“Do you have another dollar?”
I honestly heard it a second too late.
And what’s “too late,” anyway?
Outside some urban churches, a man or woman — quite often multiple men and women — will reliably ask for money, particularly right before and after Mass.
You might even get asked while praying inside.
On this particular day, I had seen two men, one holding a cup, as I was leaving. I smiled, and he asked if I had a dollar. I did, and gave it to him, along with a little coin and message from St. Rose of Lima. I smiled at a second man, but he seemed to be otherwise occupied, and so I kept walking. A few strides from him, I realized he was addressing me. It seemed awkward to turn around. It would have been the loving thing to do, to stay and talk, to be present — to be Christian, for heaven’s sake.
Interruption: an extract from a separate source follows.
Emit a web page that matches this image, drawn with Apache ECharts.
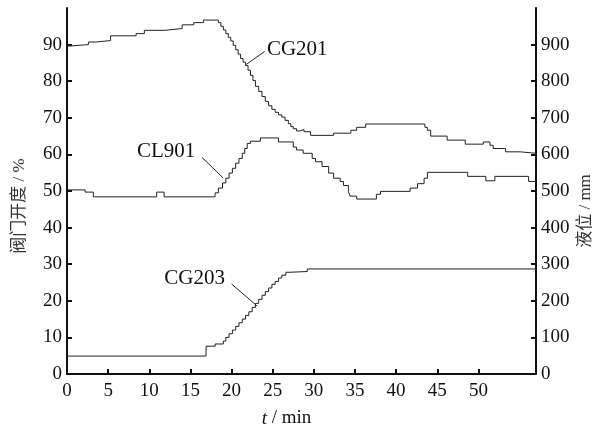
<!DOCTYPE html>
<html>
<head>
<meta charset="utf-8">
<script src="https://cdn.jsdelivr.net/npm/echarts@6/dist/echarts.min.js"></script>
<style>
  html, body { margin: 0; padding: 0; background: #fff; }
  #chart { width: 604px; height: 433px; }
</style>
</head>
<body>
<div id="chart"></div>
<script>
// 阀门开度 CG201 (%)，[t, 值]，阶梯
const cg201 = [
  [0, 89.6], [0.3, 90.0], [2.6, 90.7], [3.5, 91.1], [5.3, 92.4], [8.4, 93.0],
  [9.4, 93.9], [11.9, 94.4], [14.0, 95.4], [15.4, 96.0], [16.6, 96.7],
  [18.4, 96.0], [18.7, 95.0], [19.0, 94.0], [19.3, 93.0], [19.6, 92.0],
  [19.9, 91.0], [20.2, 89.8], [20.5, 88.6], [20.8, 87.4], [21.1, 86.2],
  [21.4, 85.2], [21.7, 84.3], [22.0, 83.0], [22.3, 81.6], [22.6, 80.2],
  [22.9, 78.6], [23.3, 77.2], [23.7, 75.8], [24.1, 74.5], [24.5, 73.3],
  [24.9, 72.3], [25.3, 71.5], [25.7, 70.8], [26.1, 70.2], [26.5, 69.3],
  [26.9, 68.4], [27.2, 67.6], [27.5, 67.0], [27.9, 66.4], [28.3, 66.8],
  [28.8, 66.2], [29.6, 65.2], [32.4, 65.8], [34.5, 66.6], [35.2, 67.4],
  [36.3, 68.3], [43.5, 67.4], [43.8, 66.6], [44.2, 65.0], [46.2, 63.9],
  [48.4, 62.8], [50.6, 63.4], [51.4, 62.5], [51.8, 61.6], [53.3, 60.7],
  [55.1, 60.3], [57, 60.3]
]
// 液位 CL901 (mm)
const cl901 = [
  [0, 503], [2.2, 497], [3.2, 484], [10.9, 497], [11.8, 484], [18.0, 495],
  [18.4, 508], [18.9, 522], [19.3, 535], [19.7, 549], [20.1, 562],
  [20.5, 576], [20.9, 589], [21.3, 603], [21.6, 616], [21.9, 630],
  [22.3, 636], [23.5, 645], [25.7, 634], [27.5, 620], [27.9, 612],
  [28.7, 603], [29.8, 589], [30.2, 580], [31.0, 567], [31.8, 549],
  [32.4, 535], [33.2, 526], [33.6, 515], [34.2, 499], [34.4, 486],
  [35.2, 478], [37.6, 491], [38.1, 499], [41.7, 508], [42.6, 520],
  [43.4, 535], [43.8, 551], [48.7, 540], [50.9, 528], [52.0, 540],
  [56.1, 526], [57, 526]
]
// 阀门开度 CG203 (%)
const cg203 = [
  [0, 4.9], [16.9, 7.6], [18.0, 8.2], [19.0, 9.0], [19.3, 10.0], [19.7, 11.0],
  [20.1, 12.0], [20.5, 13.0], [20.9, 14.0], [21.3, 15.0], [21.7, 16.0],
  [22.1, 17.0], [22.5, 18.2], [22.9, 19.3], [23.3, 20.4], [23.7, 21.5],
  [24.1, 22.5], [24.5, 23.5], [24.9, 24.5], [25.3, 25.3], [25.7, 26.2],
  [26.1, 27.0], [26.6, 27.8], [27.1, 28.0], [29.2, 28.7], [57, 28.7]
]

const xTicks = [0, 5, 10, 15, 20, 25, 30, 35, 40, 45, 50]
const leftTicks = [0, 10, 20, 30, 40, 50, 60, 70, 80, 90]
const rightTicks = [0, 100, 200, 300, 400, 500, 600, 700, 800, 900]

// 标注：文字位置和引线（数据坐标，左轴）
const notes = [
  { text: 'CG201', at: [24.3, 88.6], align: 'left', line: [[21.8, 84.6], [24.0, 88.1]] },
  { text: 'CL901', at: [15.6, 60.8], align: 'right', line: [[16.4, 59.2], [19.0, 53.5]] },
  { text: 'CG203', at: [19.2, 26.2], align: 'right', line: [[20.0, 24.6], [23.1, 18.6]] }
]

const serif = '"Liberation Serif", "Times New Roman", serif'
const cjk = '"Liberation Serif", "Noto Sans CJK SC", serif'

const chart = echarts.init(document.getElementById('chart'))

const axisCommon = {
  axisLine: { show: true, lineStyle: { color: '#111', width: 2 } },
  axisTick: { show: true, inside: true, length: 5, lineStyle: { color: '#111', width: 2 } },
  splitLine: { show: false }
}

const option = {
  animation: false,
  grid: { left: 67, right: 68, top: 8, bottom: 55 },
  xAxis: {
    type: 'value',
    min: 0,
    max: 57,
    ...axisCommon,
    axisTick: { ...axisCommon.axisTick, customValues: xTicks },
    axisLabel: { customValues: xTicks, color: '#111', fontSize: 19, fontFamily: serif, margin: 8 },
    name: '{i|t} / min',
    nameLocation: 'middle',
    nameGap: 35,
    nameTextStyle: {
      color: '#111', fontSize: 19, fontFamily: serif, padding: [0, 30, 0, 0],
      rich: { i: { fontStyle: 'italic', fontSize: 19, fontFamily: serif, color: '#111' } }
    }
  },
  yAxis: [
    {
      type: 'value',
      min: 0,
      max: 100,
      position: 'left',
      ...axisCommon,
      axisTick: { ...axisCommon.axisTick, customValues: leftTicks },
      axisLabel: { customValues: leftTicks, color: '#111', fontSize: 19, fontFamily: serif, margin: 5 },
      name: '阀门开度 / %',
      nameLocation: 'middle',
      nameRotate: 90,
      nameGap: 39,
      nameMoveOverlap: false,
      nameTextStyle: { color: '#333', fontSize: 17, fontFamily: cjk, padding: [0, 30, 0, 0] }
    },
    {
      type: 'value',
      min: 0,
      max: 1000,
      position: 'right',
      ...axisCommon,
      axisTick: { ...axisCommon.axisTick, customValues: rightTicks },
      axisLabel: { customValues: rightTicks, color: '#111', fontSize: 19, fontFamily: serif, margin: 5 },
      name: '液位 / mm',
      nameLocation: 'middle',
      nameRotate: 90,
      nameGap: 41,
      nameMoveOverlap: false,
      nameTextStyle: { color: '#333', fontSize: 17, fontFamily: cjk, padding: [0, 40, 0, 0] }
    }
  ],
  series: [
    {
      name: 'CG201', type: 'line', step: 'end', data: cg201, yAxisIndex: 0,
      symbol: 'none', lineStyle: { color: '#222', width: 1 }
    },
    {
      name: 'CL901', type: 'line', step: 'end', data: cl901, yAxisIndex: 1,
      symbol: 'none', lineStyle: { color: '#222', width: 1 }
    },
    {
      name: 'CG203', type: 'line', step: 'end', data: cg203, yAxisIndex: 0,
      symbol: 'none', lineStyle: { color: '#222', width: 1 }
    }
  ]
}

chart.setOption(option)

// 标注用 graphic，坐标由数据坐标换算
const toPx = (p) => chart.convertToPixel({ xAxisIndex: 0, yAxisIndex: 0 }, p)
const graphics = []
notes.forEach((n) => {
  const a = toPx(n.line[0])
  const b = toPx(n.line[1])
  const t = toPx(n.at)
  graphics.push({
    type: 'line',
    shape: { x1: a[0], y1: a[1], x2: b[0], y2: b[1] },
    style: { stroke: '#222', lineWidth: 1 }
  })
  graphics.push({
    type: 'text',
    x: t[0],
    y: t[1],
    style: {
      text: n.text, fill: '#111', font: '21px ' + serif,
      align: n.align, verticalAlign: 'middle'
    }
  })
})
chart.setOption({ graphic: graphics })
</script>
</body>
</html>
We blithely pass by many people daily without actually encountering them. Cashiers, waiters, strangers on the street. How many of us have sick or imprisoned friends we don’t think we have time to visit? Maybe it’s a modern thing. Maybe it’s fallout from the fact that we can have thousands of “friends” today with whom we never even interact?
I went to church with Howard Jones’ ’80s pop tune “What is Love?” in my head. It’s a good question, one that many people have tried to answer.
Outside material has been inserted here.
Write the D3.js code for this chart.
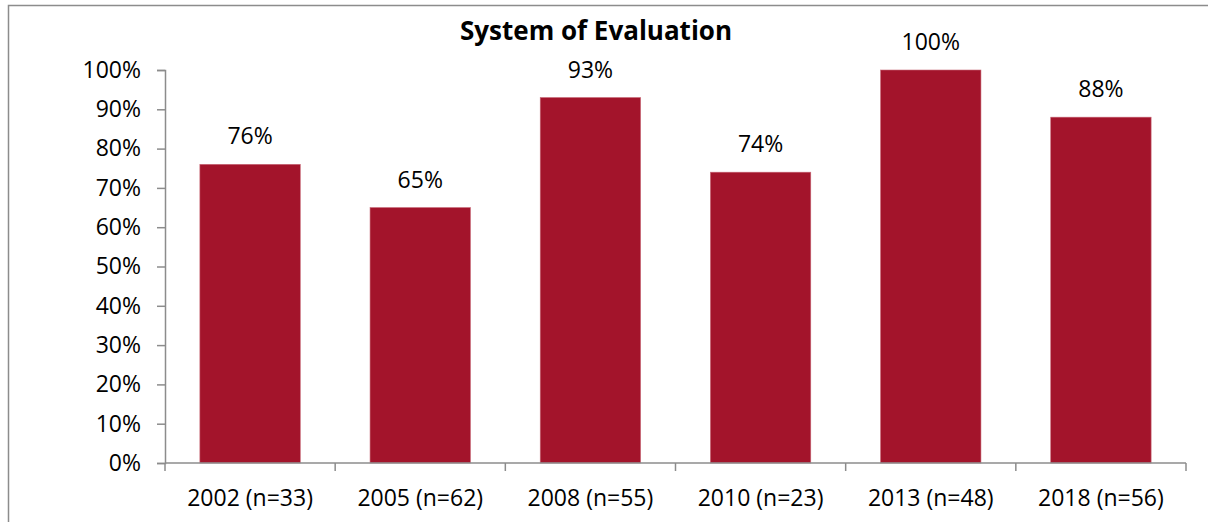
<!DOCTYPE html>
<html>
<head>
<meta charset="utf-8">
<script src="https://cdn.jsdelivr.net/npm/d3@7"></script>
<style>
  html, body { margin: 0; padding: 0; background: #fff; }
  svg { display: block; }
  text { font-family: "Open Sans", Lato, sans-serif; fill: #000; }
</style>
</head>
<body>
<svg id="chart" width="1208" height="522"></svg>
<script>
// Share of respondents reporting a system of evaluation, by survey year
const categories = ["2002 (n=33)", "2005 (n=62)", "2008 (n=55)", "2010 (n=23)", "2013 (n=48)", "2018 (n=56)"];
const values = [0.76, 0.65, 0.93, 0.74, 1.00, 0.88];
const yTicks = [0, 0.1, 0.2, 0.3, 0.4, 0.5, 0.6, 0.7, 0.8, 0.9, 1.0];
const title = "System of Evaluation";

const svg = d3.select("#chart");
const W = 1208, H = 522;
const margin = { left: 165, right: 22, top: 70, bottom: 59 };
const FONT = "\"Open Sans\", Lato, sans-serif";

// outer chart frame
svg.append("rect")
  .attr("x", 8.5).attr("y", 5.5)
  .attr("width", W + 10).attr("height", H + 10)
  .attr("fill", "none").attr("stroke", "#8c8c8c").attr("stroke-width", 1.5);

const x = d3.scaleBand()
  .domain(categories)
  .range([margin.left, W - margin.right])
  .paddingInner(0.41)
  .paddingOuter(0.205);

const y = d3.scaleLinear()
  .domain([0, 1])
  .range([H - margin.bottom, margin.top]);

// bars
svg.append("g").selectAll("rect")
  .data(values)
  .join("rect")
  .attr("x", (d, i) => x(categories[i]))
  .attr("y", d => y(d))
  .attr("width", x.bandwidth())
  .attr("height", d => y(0) - y(d))
  .attr("fill", "#a3142b")
  .attr("stroke", "#c86a78")
  .attr("stroke-width", 0.6);

// value labels
svg.append("g").selectAll("text")
  .data(values)
  .join("text")
  .attr("x", (d, i) => x(categories[i]) + x.bandwidth() / 2)
  .attr("y", d => y(d) - 20)
  .attr("text-anchor", "middle")
  .style("font-size", "23px")
  .text(d => d3.format(".0%")(d));

// y axis
const yAxis = d3.axisLeft(y)
  .tickValues(yTicks)
  .tickFormat(d3.format(".0%"))
  .tickSize(8)
  .tickPadding(16);
const gy = svg.append("g")
  .attr("transform", `translate(${margin.left},0)`)
  .call(yAxis);
gy.select(".domain").attr("stroke", "#8c8c8c").attr("stroke-width", 1.5);
gy.selectAll(".tick line").attr("stroke", "#8c8c8c").attr("stroke-width", 1.5);
gy.selectAll(".tick text").style("font-size", "23px").style("font-family", FONT).attr("fill", "#000");

// x axis: ticks sit on the band boundaries
const xEdges = categories.map(c => x(c) - x.step() * x.paddingInner() / 2).concat([W - margin.right]);
const gx = svg.append("g");
gx.append("line")
  .attr("x1", margin.left).attr("x2", W - margin.right)
  .attr("y1", y(0)).attr("y2", y(0))
  .attr("stroke", "#8c8c8c").attr("stroke-width", 1.5);
gx.selectAll("line.tk")
  .data(xEdges)
  .join("line")
  .attr("class", "tk")
  .attr("x1", d => d).attr("x2", d => d)
  .attr("y1", y(0)).attr("y2", y(0) + 8)
  .attr("stroke", "#8c8c8c").attr("stroke-width", 1.5);
gx.selectAll("text")
  .data(categories)
  .join("text")
  .attr("x", d => x(d) + x.bandwidth() / 2)
  .attr("y", y(0) + 43)
  .attr("text-anchor", "middle")
  .style("font-size", "23px")
  .text(d => d);

// title
svg.append("text")
  .attr("x", 596).attr("y", 40)
  .attr("text-anchor", "middle")
  .style("font-size", "26px")
  .style("font-weight", "bold")
  .text(title);
</script>
</body>
</html>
We talk about real love because our senses are drawn to it. But actually living it is what we need.
As Pope Francis reminds us, love draws from the depths of our hearts and requires a vulnerability and sacrifice. Love hurts — that’s another golden oldie of the music charts. Yes, love involves joy and then some. But what does love look like in the everyday and in the long-term?
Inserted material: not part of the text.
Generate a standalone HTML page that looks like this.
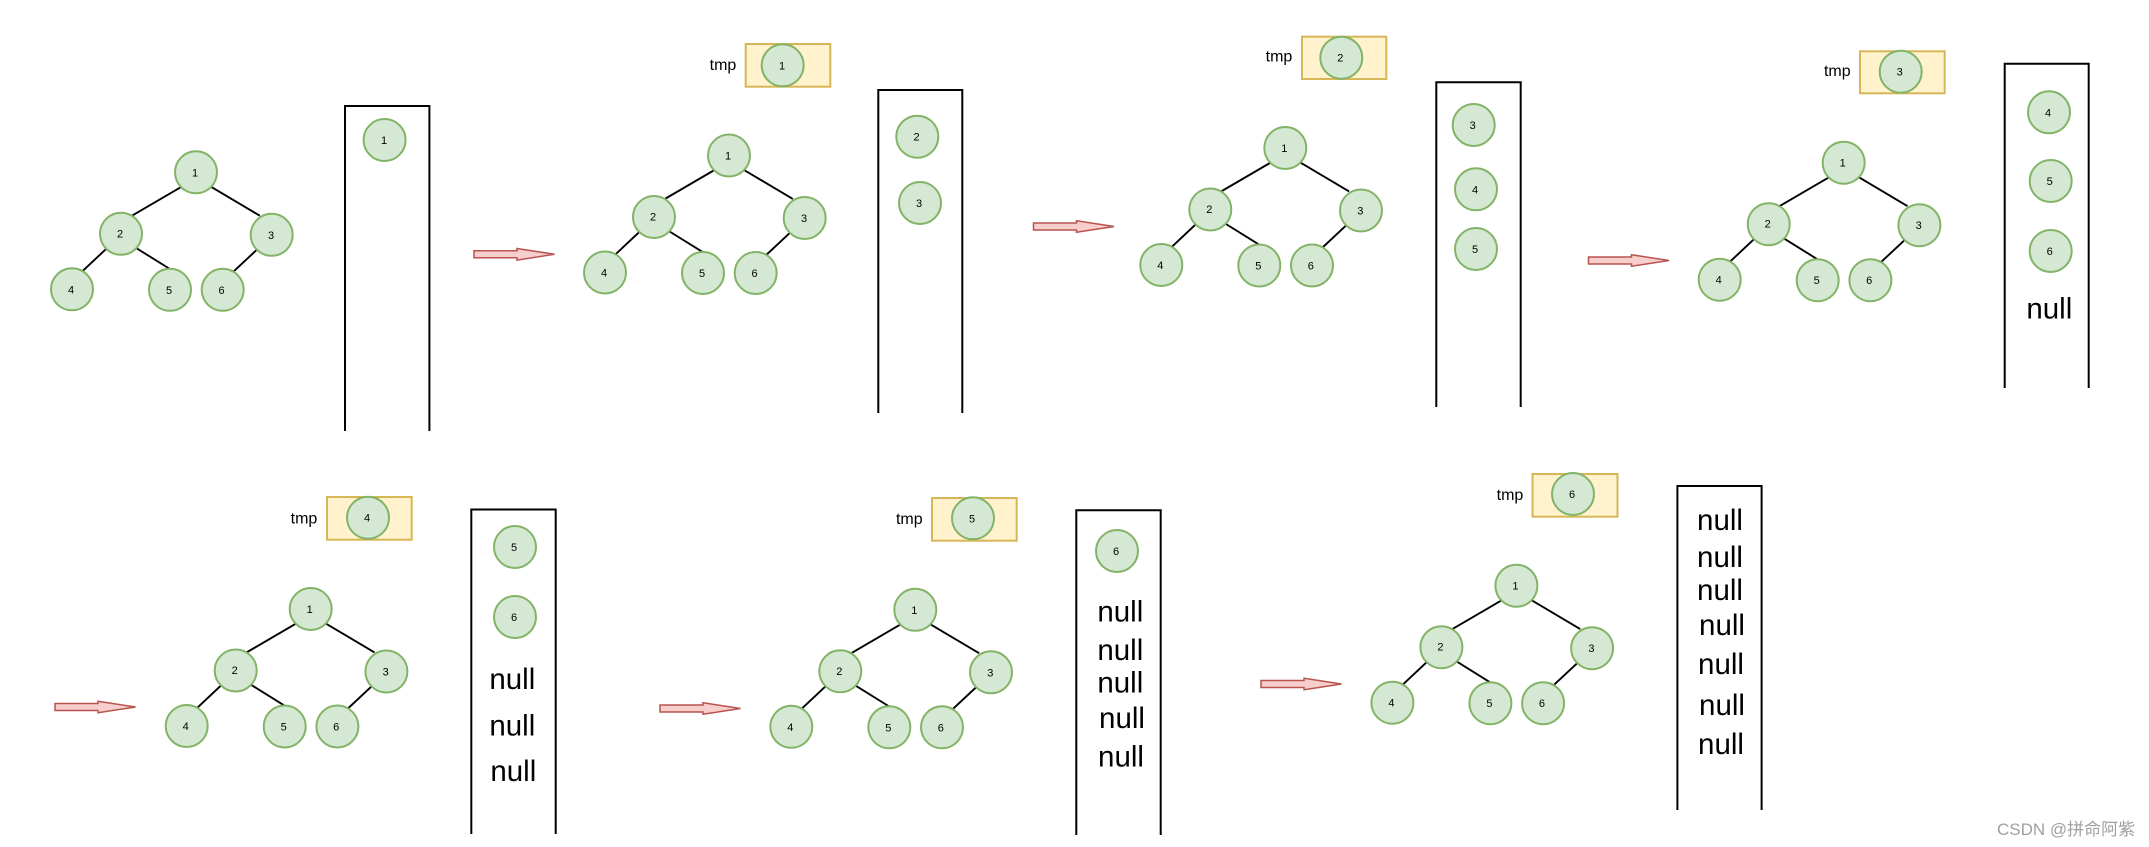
<!DOCTYPE html>
<html><head><meta charset="utf-8"><style>
html,body{margin:0;padding:0;background:#fff}
svg{display:block;font-family:"Liberation Sans","Noto Sans CJK SC",sans-serif}
circle{fill:#d5e8d4;stroke:#82b366;stroke-width:2}
.l{stroke:#000;stroke-width:1.9;fill:none}
.s{stroke:#000;stroke-width:2;fill:none}
.b{fill:#fff2cc;stroke:#d6b656;stroke-width:2}
.a{fill:#f8cecc;stroke:#b85450;stroke-width:1.5}
.n{font-size:11px;text-anchor:middle;fill:#000}
.t{font-size:16px;text-anchor:middle;fill:#000}
.u{font-size:29.5px;text-anchor:middle;fill:#000}
.w{font-size:17px;fill:#a0a0a0}
</style></head><body>
<svg width="2149" height="847" viewBox="0 0 2149 847" xmlns="http://www.w3.org/2000/svg">
<rect width="2149" height="847" fill="#fff"/>
<defs>
<g id="ln"><path class="l" d="M-15.4 15L-65.1 44M14.9 14.4L63.8 43.4M-89.2 76L-114.1 99.4M-59.4 76L-26.1 96.7M61.6 76.7L36.7 100"/></g>
<g id="ar"><path class="a" d="M0 -3.5H43V-5.8L80.5 0L43 5.8V3.5H0Z"/></g>
<g id="o"><circle cx="0" cy="0" r="21"/><circle cx="-75" cy="61.5" r="21"/><circle cx="75.7" cy="62.5" r="21"/><circle cx="-124" cy="117" r="21"/><circle cx="-26" cy="117.5" r="21"/><circle cx="26.7" cy="117.5" r="21"/></g>
</defs>

<!-- Tree 1 -->
<g transform="translate(196,172.3)"><use href="#ln"/><use href="#o"/>
<text class="n" x="-1" y="4">1</text><text class="n" x="-76" y="65">2</text><text class="n" x="75" y="66.5">3</text><text class="n" x="-125" y="121">4</text><text class="n" x="-27" y="121.5">5</text><text class="n" x="25.5" y="121.5">6</text></g>
<path class="s" d="M345 431V106H429.4V431"/>
<circle cx="384.6" cy="140" r="21"/><text class="n" x="384" y="144">1</text>
<use href="#ar" transform="translate(474,254.3)"/>

<!-- Tree 2 -->
<text class="t" x="723" y="70">tmp</text>
<rect class="b" x="745.7" y="44" width="84.6" height="42.7"/>
<circle cx="782.7" cy="65.3" r="21"/><text class="n" x="782" y="69.3">1</text>
<g transform="translate(729,155.5)"><use href="#ln"/><use href="#o"/>
<text class="n" x="-1" y="4">1</text><text class="n" x="-76" y="65">2</text><text class="n" x="75" y="66.5">3</text><text class="n" x="-125" y="121">4</text><text class="n" x="-27" y="121.5">5</text><text class="n" x="25.5" y="121.5">6</text></g>
<path class="s" d="M878.3 413V90H962.3V413"/>
<circle cx="917.3" cy="136.7" r="21"/><text class="n" x="916.5" y="140.7">2</text>
<circle cx="920" cy="203" r="21"/><text class="n" x="919" y="207">3</text>
<use href="#ar" transform="translate(1033.5,226.5)"/>

<!-- Tree 3 -->
<text class="t" x="1279" y="61.7">tmp</text>
<rect class="b" x="1302" y="36.7" width="84.3" height="42.3"/>
<circle cx="1341.3" cy="57.7" r="21"/><text class="n" x="1340.3" y="61.7">2</text>
<g transform="translate(1285.3,148)"><use href="#ln"/><use href="#o"/>
<text class="n" x="-1" y="4">1</text><text class="n" x="-76" y="65">2</text><text class="n" x="75" y="66.5">3</text><text class="n" x="-125" y="121">4</text><text class="n" x="-27" y="121.5">5</text><text class="n" x="25.5" y="121.5">6</text></g>
<path class="s" d="M1436.3 407V82.3H1520.7V407"/>
<circle cx="1473.7" cy="125" r="21"/><text class="n" x="1472.7" y="129">3</text>
<circle cx="1476" cy="189.3" r="21"/><text class="n" x="1475" y="193.3">4</text>
<circle cx="1476" cy="249" r="21"/><text class="n" x="1475" y="253">5</text>
<use href="#ar" transform="translate(1588.5,260.5)"/>

<!-- Tree 4 -->
<text class="t" x="1837.3" y="76">tmp</text>
<rect class="b" x="1860" y="51.3" width="84.7" height="42"/>
<circle cx="1900.7" cy="71.7" r="21"/><text class="n" x="1899.7" y="75.7">3</text>
<g transform="translate(1843.7,162.7)"><use href="#ln"/><use href="#o"/>
<text class="n" x="-1" y="4">1</text><text class="n" x="-76" y="65">2</text><text class="n" x="75" y="66.5">3</text><text class="n" x="-125" y="121">4</text><text class="n" x="-27" y="121.5">5</text><text class="n" x="25.5" y="121.5">6</text></g>
<path class="s" d="M2004.7 388V63.7H2088.7V388"/>
<circle cx="2049" cy="112.3" r="21"/><text class="n" x="2048" y="116.3">4</text>
<circle cx="2050.7" cy="181" r="21"/><text class="n" x="2049.7" y="185">5</text>
<circle cx="2050.7" cy="251" r="21"/><text class="n" x="2049.7" y="255">6</text>
<text class="u" x="2049.3" y="318.3">null</text>

<!-- Tree 5 -->
<use href="#ar" transform="translate(55,707)"/>
<text class="t" x="304" y="523.3">tmp</text>
<rect class="b" x="327" y="497" width="84.7" height="42.7"/>
<circle cx="368" cy="517.7" r="21"/><text class="n" x="367" y="521.7">4</text>
<g transform="translate(310.7,609)"><use href="#ln"/><use href="#o"/>
<text class="n" x="-1" y="4">1</text><text class="n" x="-76" y="65">2</text><text class="n" x="75" y="66.5">3</text><text class="n" x="-125" y="121">4</text><text class="n" x="-27" y="121.5">5</text><text class="n" x="25.5" y="121.5">6</text></g>
<path class="s" d="M471.3 834V509.5H555.7V834"/>
<circle cx="515" cy="547" r="21"/><text class="n" x="514" y="551">5</text>
<circle cx="515" cy="617" r="21"/><text class="n" x="514" y="621">6</text>
<text class="u" x="512.3" y="689">null</text>
<text class="u" x="512.3" y="735.7">null</text>
<text class="u" x="513.3" y="781">null</text>

<!-- Tree 6 -->
<use href="#ar" transform="translate(660,708.5)"/>
<text class="t" x="909.3" y="524">tmp</text>
<rect class="b" x="932" y="498" width="84.7" height="42.7"/>
<circle cx="973" cy="518.3" r="21"/><text class="n" x="972" y="522.3">5</text>
<g transform="translate(915.3,609.8)"><use href="#ln"/><use href="#o"/>
<text class="n" x="-1" y="4">1</text><text class="n" x="-76" y="65">2</text><text class="n" x="75" y="66.5">3</text><text class="n" x="-125" y="121">4</text><text class="n" x="-27" y="121.5">5</text><text class="n" x="25.5" y="121.5">6</text></g>
<path class="s" d="M1076.3 835V510.3H1160.7V835"/>
<circle cx="1117" cy="551" r="21"/><text class="n" x="1116" y="555">6</text>
<text class="u" x="1120.3" y="621.7">null</text>
<text class="u" x="1120.3" y="660">null</text>
<text class="u" x="1120.3" y="692.7">null</text>
<text class="u" x="1122" y="728">null</text>
<text class="u" x="1121" y="766.7">null</text>

<!-- Tree 7 -->
<use href="#ar" transform="translate(1261,684)"/>
<text class="t" x="1510" y="500">tmp</text>
<rect class="b" x="1532.5" y="474" width="85" height="42.7"/>
<circle cx="1573" cy="494" r="21"/><text class="n" x="1572" y="498">6</text>
<g transform="translate(1516.4,585.7)"><use href="#ln"/><use href="#o"/>
<text class="n" x="-1" y="4">1</text><text class="n" x="-76" y="65">2</text><text class="n" x="75" y="66.5">3</text><text class="n" x="-125" y="121">4</text><text class="n" x="-27" y="121.5">5</text><text class="n" x="25.5" y="121.5">6</text></g>
<path class="s" d="M1677.4 810V486H1761.6V810"/>
<text class="u" x="1720" y="530">null</text>
<text class="u" x="1720" y="567">null</text>
<text class="u" x="1720" y="600">null</text>
<text class="u" x="1722" y="635">null</text>
<text class="u" x="1721" y="674">null</text>
<text class="u" x="1722" y="715">null</text>
<text class="u" x="1721" y="754">null</text>

<text class="w" x="1997" y="835">CSDN @拼命阿紫</text>
</svg>
</body></html>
The way the pope puts it in his message for the season of Lent: “May this Lenten season find the whole Church ready to bear witness to all those who live in material, moral, and spiritual destitution the Gospel message of the merciful love of God our Father, who is ready to embrace everyone in Christ. We can do this to the extent that we imitate Christ who became poor and enriched us by his poverty. Lent is a fitting time for self-denial; we would do well to ask ourselves what we could give up in order to help and enrich others by our own poverty. Let us not forget that real poverty hurts: No self-denial is real without this dimension of penance. I distrust a charity that costs nothing and does not hurt.”
I write a lot about Pope Francis. I do because many seem moved by him, but I’m not convinced we’re hearing him. And based on the many questions and comments that come my way, people really do want to understand what he’s saying. What is the source of his joy and peace? How can I have that? Filled with the spirit of God, which requires daily prayer self-denial, he is a Jesuit father trying to stretch hearts, in the tradition of St. Ignatius Loyola and his spiritual exercises and missionary charisma. He does this so that we see the love of God for us, so that we see Him in others and so that we seek healing and forgiveness through hope.
Pope Francis talks so much about going to the “peripheries” to love. Sometimes the peripheries are right in front of us. It’s the stranger who is silently asking for more than a dollar. It’s the friend we haven’t made time for. It’s the love that we fear we can’t handle. It’s in our vulnerability and sacrifice. It’s more than what we’re comfortable with — if we’re comfortable, if it’s not stretching our hearts, if it’s not hurting, it may just be a pop song or a lecture prepared in advance.